About 100 museum specimens are known and most major natural history museums have one or more in their collection. These were generally collected in the 1960s–1980s or earlier, often during floods when earless monitor lizards were swept along the current and ended up in fishing traps. From the 1960s to the 1990s small numbers entered the pet trade. In 2012 it was featured in a Japanese reptile keepers magazine and in the following years a larger number of individuals entered captivity. From May 2014 to October 2015 at least 95 earless monitor lizards appeared in the trade in Asia (Hong Kong, Indonesia, Japan and Malaysia), Europe (Czech Republic, France, Germany, Netherlands, Russia, Ukraine and the United Kingdom) and the United States. Collecting the species from the wild is illegal; the earless monitor lizard has been protected in Malaysia since 1971, in Brunei since 1978 and in Indonesia since 1980. Penalties range from a fine of US$1,600 and one year's imprisonment (Brunei) to $7,850 and three years' imprisonment (Malaysia), to $8,600 and five years' imprisonment (Indonesia). As a precaution some scientists that have discovered individuals in the wild have refused to provide the exact location, only describing it in very broad terms, citing fears of alerting wildlife traders. In 2015, a smuggler was caught in an Indonesian airport with 8 individuals and in 2016 another was caught in an Indonesian airport with 17 individuals. This trade is supported by the very high price. When first entering the market in Japan, a pair sold for ¥3 million (more than US$25,000).

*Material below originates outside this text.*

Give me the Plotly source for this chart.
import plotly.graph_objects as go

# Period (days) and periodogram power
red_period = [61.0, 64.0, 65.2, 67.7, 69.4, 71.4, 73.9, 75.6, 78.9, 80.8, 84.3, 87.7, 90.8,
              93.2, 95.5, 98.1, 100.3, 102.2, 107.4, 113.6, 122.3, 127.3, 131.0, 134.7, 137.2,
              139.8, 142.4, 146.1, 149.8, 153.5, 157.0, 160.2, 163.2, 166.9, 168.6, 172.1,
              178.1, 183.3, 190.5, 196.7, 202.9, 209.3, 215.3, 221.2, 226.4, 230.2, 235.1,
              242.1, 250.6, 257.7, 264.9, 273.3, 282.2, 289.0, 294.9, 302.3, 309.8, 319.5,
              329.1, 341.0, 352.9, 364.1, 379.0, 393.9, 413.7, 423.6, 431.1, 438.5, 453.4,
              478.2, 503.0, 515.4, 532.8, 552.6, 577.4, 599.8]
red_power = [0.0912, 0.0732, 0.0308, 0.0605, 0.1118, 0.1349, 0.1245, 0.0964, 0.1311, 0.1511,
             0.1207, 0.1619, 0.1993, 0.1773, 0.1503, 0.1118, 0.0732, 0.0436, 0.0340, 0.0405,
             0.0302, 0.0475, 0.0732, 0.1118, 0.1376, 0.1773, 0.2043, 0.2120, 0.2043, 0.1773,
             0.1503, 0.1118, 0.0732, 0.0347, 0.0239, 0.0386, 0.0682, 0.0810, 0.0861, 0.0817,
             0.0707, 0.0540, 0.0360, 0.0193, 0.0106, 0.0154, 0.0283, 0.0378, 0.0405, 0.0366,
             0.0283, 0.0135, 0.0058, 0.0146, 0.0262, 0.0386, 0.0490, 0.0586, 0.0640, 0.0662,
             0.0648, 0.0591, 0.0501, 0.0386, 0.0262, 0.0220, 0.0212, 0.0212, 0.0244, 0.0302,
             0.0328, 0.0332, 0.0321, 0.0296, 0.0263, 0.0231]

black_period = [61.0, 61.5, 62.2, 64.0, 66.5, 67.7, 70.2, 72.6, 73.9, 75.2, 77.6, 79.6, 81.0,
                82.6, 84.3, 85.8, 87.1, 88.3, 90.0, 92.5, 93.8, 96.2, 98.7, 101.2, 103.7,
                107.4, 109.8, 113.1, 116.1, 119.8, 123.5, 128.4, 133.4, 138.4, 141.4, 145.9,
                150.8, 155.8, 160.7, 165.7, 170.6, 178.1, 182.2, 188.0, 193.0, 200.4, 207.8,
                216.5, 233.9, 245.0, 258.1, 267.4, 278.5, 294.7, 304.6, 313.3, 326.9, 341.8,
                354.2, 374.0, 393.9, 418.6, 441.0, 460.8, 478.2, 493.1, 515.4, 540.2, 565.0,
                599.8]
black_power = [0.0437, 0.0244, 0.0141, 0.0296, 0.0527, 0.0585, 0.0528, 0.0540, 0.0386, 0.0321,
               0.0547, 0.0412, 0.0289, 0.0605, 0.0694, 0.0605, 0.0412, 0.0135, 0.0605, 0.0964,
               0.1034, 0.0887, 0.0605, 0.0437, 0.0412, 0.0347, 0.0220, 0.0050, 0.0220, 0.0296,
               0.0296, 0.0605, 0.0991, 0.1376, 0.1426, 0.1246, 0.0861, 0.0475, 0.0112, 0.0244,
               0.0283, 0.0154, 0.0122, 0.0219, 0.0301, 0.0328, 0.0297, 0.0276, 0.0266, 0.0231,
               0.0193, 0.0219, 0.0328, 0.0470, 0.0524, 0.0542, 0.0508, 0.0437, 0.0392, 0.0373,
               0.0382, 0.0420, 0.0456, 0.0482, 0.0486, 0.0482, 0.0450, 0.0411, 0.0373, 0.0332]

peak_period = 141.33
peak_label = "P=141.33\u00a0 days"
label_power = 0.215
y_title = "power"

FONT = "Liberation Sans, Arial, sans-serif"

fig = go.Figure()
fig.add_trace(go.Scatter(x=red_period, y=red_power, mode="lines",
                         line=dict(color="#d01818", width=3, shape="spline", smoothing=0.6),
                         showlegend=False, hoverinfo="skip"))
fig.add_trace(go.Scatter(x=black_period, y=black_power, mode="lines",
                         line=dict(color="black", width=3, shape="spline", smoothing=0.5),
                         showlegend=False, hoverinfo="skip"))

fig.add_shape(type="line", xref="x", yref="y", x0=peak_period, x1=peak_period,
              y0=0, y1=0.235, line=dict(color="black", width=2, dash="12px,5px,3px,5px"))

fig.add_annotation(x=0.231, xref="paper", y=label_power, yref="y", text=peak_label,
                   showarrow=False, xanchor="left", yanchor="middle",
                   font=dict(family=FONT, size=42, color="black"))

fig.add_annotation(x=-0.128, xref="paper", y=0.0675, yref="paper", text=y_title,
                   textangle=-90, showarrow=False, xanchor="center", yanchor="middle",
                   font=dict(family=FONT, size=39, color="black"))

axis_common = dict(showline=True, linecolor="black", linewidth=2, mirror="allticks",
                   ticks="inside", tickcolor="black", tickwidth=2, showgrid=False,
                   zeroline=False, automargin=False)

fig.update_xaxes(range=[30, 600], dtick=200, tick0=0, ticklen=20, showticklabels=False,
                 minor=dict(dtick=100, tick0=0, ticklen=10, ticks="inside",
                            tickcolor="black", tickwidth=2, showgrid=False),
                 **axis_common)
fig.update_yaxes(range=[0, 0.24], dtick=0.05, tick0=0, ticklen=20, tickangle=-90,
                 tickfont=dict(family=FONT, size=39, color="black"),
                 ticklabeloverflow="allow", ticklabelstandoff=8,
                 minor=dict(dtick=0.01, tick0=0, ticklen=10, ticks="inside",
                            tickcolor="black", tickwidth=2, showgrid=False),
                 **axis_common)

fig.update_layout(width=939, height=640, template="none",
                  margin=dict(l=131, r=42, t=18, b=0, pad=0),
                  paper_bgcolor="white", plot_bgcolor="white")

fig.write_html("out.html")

Although the price has since fallen by more than 90% due to increased availability, it remains valuable. Significant declines in price have also been noted elsewhere. Unlike all other monitor species, the earless monitor lizard was not listed on CITES, which would restrict trade at an international level. In 2016 it was proposed that it should be placed on CITES Appendix I, and in 2017 it was afforded a level of protection when placed on Appendix II (wild individuals cannot be exported for commercial purposes).

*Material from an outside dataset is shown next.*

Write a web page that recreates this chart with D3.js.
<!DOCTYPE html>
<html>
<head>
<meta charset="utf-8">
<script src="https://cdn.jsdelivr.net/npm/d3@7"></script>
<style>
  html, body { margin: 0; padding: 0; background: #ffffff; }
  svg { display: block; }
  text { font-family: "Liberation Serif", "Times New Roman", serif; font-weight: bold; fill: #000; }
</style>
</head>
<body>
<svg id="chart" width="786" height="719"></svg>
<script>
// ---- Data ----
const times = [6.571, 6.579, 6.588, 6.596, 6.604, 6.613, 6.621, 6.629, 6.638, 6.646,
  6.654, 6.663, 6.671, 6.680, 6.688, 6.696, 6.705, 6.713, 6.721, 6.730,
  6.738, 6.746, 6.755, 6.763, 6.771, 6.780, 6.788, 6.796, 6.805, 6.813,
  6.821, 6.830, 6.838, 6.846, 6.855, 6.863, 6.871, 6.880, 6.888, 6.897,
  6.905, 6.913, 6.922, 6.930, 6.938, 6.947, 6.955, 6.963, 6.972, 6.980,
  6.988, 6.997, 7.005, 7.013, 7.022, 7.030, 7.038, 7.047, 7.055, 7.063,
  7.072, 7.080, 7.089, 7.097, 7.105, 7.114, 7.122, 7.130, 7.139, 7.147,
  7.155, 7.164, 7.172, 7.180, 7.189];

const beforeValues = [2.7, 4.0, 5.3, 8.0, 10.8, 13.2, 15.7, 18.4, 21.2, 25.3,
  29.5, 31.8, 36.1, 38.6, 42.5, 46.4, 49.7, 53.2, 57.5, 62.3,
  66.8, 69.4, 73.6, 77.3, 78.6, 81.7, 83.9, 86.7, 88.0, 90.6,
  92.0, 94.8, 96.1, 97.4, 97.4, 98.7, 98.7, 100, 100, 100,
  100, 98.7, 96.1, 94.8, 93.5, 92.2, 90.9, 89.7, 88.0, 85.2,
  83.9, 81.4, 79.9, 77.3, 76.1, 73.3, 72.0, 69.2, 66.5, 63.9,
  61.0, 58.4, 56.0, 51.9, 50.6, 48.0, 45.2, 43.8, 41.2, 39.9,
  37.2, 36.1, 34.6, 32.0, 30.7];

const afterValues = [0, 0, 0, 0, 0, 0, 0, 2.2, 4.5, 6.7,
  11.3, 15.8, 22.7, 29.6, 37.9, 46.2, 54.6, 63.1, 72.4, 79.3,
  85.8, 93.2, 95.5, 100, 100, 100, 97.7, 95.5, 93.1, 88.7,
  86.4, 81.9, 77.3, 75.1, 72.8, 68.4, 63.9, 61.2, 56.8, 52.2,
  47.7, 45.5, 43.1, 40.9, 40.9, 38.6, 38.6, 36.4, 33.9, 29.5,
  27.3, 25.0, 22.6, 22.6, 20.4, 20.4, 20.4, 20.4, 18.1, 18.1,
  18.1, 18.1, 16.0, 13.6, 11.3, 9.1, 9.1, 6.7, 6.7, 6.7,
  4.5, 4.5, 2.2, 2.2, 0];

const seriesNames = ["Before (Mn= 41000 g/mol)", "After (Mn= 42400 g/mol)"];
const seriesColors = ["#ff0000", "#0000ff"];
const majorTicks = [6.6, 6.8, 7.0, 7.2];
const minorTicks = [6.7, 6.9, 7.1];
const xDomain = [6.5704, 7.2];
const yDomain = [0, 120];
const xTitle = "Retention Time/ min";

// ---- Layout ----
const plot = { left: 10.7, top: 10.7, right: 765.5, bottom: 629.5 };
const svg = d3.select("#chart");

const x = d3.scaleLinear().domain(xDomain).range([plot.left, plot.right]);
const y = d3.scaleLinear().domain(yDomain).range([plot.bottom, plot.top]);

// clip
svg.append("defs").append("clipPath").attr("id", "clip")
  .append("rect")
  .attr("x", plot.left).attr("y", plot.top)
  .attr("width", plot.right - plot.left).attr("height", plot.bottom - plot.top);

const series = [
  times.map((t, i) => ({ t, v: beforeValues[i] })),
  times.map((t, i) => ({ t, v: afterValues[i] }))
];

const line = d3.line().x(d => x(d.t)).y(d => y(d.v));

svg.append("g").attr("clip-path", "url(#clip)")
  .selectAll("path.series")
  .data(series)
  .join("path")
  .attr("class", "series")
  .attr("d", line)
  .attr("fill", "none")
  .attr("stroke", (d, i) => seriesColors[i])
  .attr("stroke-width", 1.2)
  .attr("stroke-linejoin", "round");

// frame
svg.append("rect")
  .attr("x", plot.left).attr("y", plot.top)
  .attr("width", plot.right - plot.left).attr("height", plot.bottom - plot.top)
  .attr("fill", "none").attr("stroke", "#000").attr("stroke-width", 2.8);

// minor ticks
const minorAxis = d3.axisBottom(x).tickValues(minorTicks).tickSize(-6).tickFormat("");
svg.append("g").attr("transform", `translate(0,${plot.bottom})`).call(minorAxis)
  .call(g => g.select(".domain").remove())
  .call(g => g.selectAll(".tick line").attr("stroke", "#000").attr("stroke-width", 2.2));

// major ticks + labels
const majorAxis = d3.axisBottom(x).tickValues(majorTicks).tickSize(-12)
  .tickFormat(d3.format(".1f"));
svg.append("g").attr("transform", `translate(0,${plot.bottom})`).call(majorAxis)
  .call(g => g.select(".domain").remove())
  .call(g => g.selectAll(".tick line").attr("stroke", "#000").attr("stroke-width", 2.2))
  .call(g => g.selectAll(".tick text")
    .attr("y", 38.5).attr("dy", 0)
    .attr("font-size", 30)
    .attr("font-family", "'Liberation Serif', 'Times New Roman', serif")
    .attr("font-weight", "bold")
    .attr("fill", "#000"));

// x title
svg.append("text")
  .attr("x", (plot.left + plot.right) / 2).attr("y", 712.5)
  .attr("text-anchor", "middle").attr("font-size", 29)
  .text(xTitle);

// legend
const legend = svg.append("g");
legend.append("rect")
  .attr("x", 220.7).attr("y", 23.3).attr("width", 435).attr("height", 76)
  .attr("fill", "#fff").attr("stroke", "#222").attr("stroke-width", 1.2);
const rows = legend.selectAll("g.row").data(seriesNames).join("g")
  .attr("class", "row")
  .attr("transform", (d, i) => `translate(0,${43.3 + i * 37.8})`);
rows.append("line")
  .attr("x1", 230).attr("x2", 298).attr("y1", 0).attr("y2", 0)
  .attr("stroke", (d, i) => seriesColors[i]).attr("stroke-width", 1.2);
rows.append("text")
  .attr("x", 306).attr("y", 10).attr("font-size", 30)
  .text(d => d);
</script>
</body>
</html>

The first confirmed captive breeding was at a zoo in Japan in 2014. A couple of years later a few European zoos initiated a breeding program; in 2017 it was bred at Schönbrunn Zoo in Austria, and in 2018 it was bred a Prague Zoo in the Czech Republic and Moscow Zoo in Russia. There have been other breeding reports by private keepers and captive bred individuals have been offered for sale, but some of these may not involve genuine cases of captive breeding.

Habitat loss represents another serious threat, as forests in Borneo rapidly are being replaced by oil palm plantations. However, the earless monitor lizard can survive in high densities in areas surrounded by degraded habitats (including oil palm plantations), and rocky streams, possibly its preferred habitat, are relatively unaffected by humans.